In machine listening and related tasks likes audio analysis we often want compact representations of audio signals in some manner that is not “raw”; something a little more useful than the simple record of the vibrations of the microphone as given by the signal pressure level time series. We might want a representation, for example, that tells us something about psychoacoustics, i.e. the parts of the sound that are relevant to a human listener. We might want to use these features to construct a musical metrics which tells us something about perceptual similarity or something.
These representations are called features or descriptors. This is a huge industry - compact summary features, for example, make audio convenient and compact for transmission. (hello mobile telephony, MP3) But this trick is also useful for understanding speech, music etc. There are as many descriptors as there are IEEE conference slots.

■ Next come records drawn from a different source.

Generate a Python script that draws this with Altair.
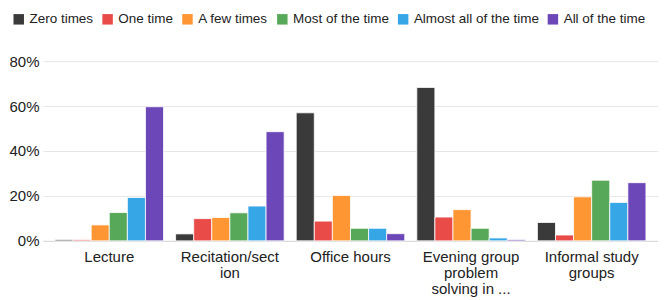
import altair as alt
import pandas as pd

categories = ["Lecture", "Recitation/sect|ion", "Office hours", "Evening group|problem|solving in ...", "Informal study|groups"]
series = ["Zero times", "One time", "A few times", "Most of the time", "Almost all of the time", "All of the time"]
colors = ["#3a3a3a", "#e84b48", "#fd9633", "#58a85a", "#36a6e6", "#6b47b8"]

zero_times = [0.006, 0.031, 0.570, 0.683, 0.082]
one_time = [0.005, 0.099, 0.088, 0.106, 0.026]
a_few_times = [0.071, 0.104, 0.202, 0.139, 0.196]
most_of_time = [0.126, 0.125, 0.056, 0.056, 0.270]
almost_all = [0.193, 0.155, 0.056, 0.013, 0.171]
all_of_time = [0.597, 0.486, 0.032, 0.006, 0.259]

values = [zero_times, one_time, a_few_times, most_of_time, almost_all, all_of_time]
rows = []
for s, vals in zip(series, values):
    for c, v in zip(categories, vals):
        rows.append({"category": c, "series": s, "value": v})
df = pd.DataFrame(rows)

font = "Liberation Sans"

chart = alt.Chart(df).mark_bar(stroke="white", strokeWidth=0.8).encode(
    x=alt.X("category:N", sort=categories,
            scale=alt.Scale(paddingInner=0.1, paddingOuter=0.1),
            axis=alt.Axis(title=None, labelAngle=0, ticks=False, domain=True,
                          domainColor="#d9d9d9", labelFontSize=15, labelColor="#222",
                          labelFont=font, labelPadding=9, labelLineHeight=16,
                          labelExpr="split(datum.label, '|')")),
    xOffset=alt.XOffset("series:N", sort=series),
    y=alt.Y("value:Q", scale=alt.Scale(domain=[0, 0.8]),
            axis=alt.Axis(title=None, format=".0%", values=[0, 0.2, 0.4, 0.6, 0.8],
                          ticks=False, domain=False, gridColor="#e6e6e6",
                          labelFontSize=15, labelColor="#222", labelFont=font,
                          labelPadding=4)),
    color=alt.Color("series:N", sort=series,
                    scale=alt.Scale(domain=series, range=colors),
                    legend=alt.Legend(title=None, orient="none", direction="horizontal",
                                      legendX=-31, legendY=-49, symbolType="square",
                                      symbolSize=110, symbolStrokeWidth=0,
                                      labelFontSize=13.5, labelFont=font, labelColor="#222",
                                      columnPadding=7, symbolOffset=0, labelOffset=4)),
).properties(width=616, height=180, padding={"left": 0, "top": 4, "right": 0, "bottom": 0}
).configure_view(stroke=None)

chart.save("out.html", embed_options={"renderer": "svg", "actions": False})
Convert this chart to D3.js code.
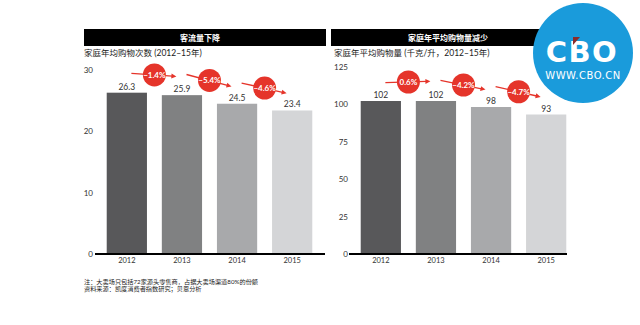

See, say, (Alías, Socoró, and Sevillano 2016) for an intimidatingly comprehensive summary.
I’m especially interested in
invertible ones, for analysis/resynthesis. If not analytically invertible, convexity would do.
Ones that avoid windowed DTFT, because it sounds awful in the resynthesis phase and is lazy.
ones that can encode noisiness in the signal as well as harmonicity…?
Just ask someone
There are protocols that measure musical similarity by asking human listeners to rate similarity.
MUSHRA is a useful software package/protocol.
Deep neural network feature maps
See, e.g. Jordi Pons’ Spectrogram CNN discussion for some introductions to the kind of features a neural network might “discover” in audio recognition tasks.
There is some interesting work on that; for example, Dieleman and Schrauwen (Dieleman and Schrauwen 2014) show that convolutional neural networks trained on raw audio (i.e. not spectrograms) for music classification recover Mel-like frequency bands. Thickstun et al (Thickstun, Harchaoui, and Kakade 2017) do some similar work.
And Keunwoo Choi shows that you can listen to what they learn.
Sparse comb filters
Differentiable! Conditionally invertible! Handy for syncing.
Measure the signal’s full or partial autocorrelation with itself. Very nearly the power spectrum, thanks to the Wiener-Khintchine theorem.
Power spectral density.
Linear Predictive coefficents
How do these transform? If we did this as all-pole or all-zeros might be useful; but many maxima.
Scattering transform coefficients
See scattering transform.
Classic, but inconvenient to invert.
Mel-frequency Ceptral Coefficients, or Mel Cepstral transform. Take the perfectly respectable-if-fiddly cepstrum and make it really messy, with a vague psychoacoustic model in the hope that the distinctions in the resulting “MFCC” might correspond to distinctions correspond to human perceptual distinctions.
Folk wisdom holds that MFCC features are Eurocentric, in that they destroy, or at least obscure, tonal language features. Ubiquitous, but inconsistently implemented; MFCCs are generally not the same across implementations, probably because the Mel scale is itself not universally standardised.
Asides from being loosely psychoacoustically motivated features, what do the coefficients of an MFCC specifically tell me?
Hmm. If I have got this right, these are “generic features”; things we can use in machine learning because we hope they project the spectrum into a space which approximately preserves psychoacoustic dissimilarity, whilst having little redundancy.
This heuristic pro is weighted with the practical con that they are not practically differentiable, nor invertible except by heroic computational effort, nor are they humanly interpretable, and riven with poorly-supported somewhat arbitrary steps. (The cepstrum of the Mel-frequency-spectrogram is a weird thing that no longer picks out harmonics in the way that God and Tukey intended.)
Inc bandpasses, Gammatones… Random filterbanks?
Cochlear activation models
Erbs, Mels, Sones, Phones… There are various units design to approximate the human perceptual process; I tried to document them under psychoacoustics.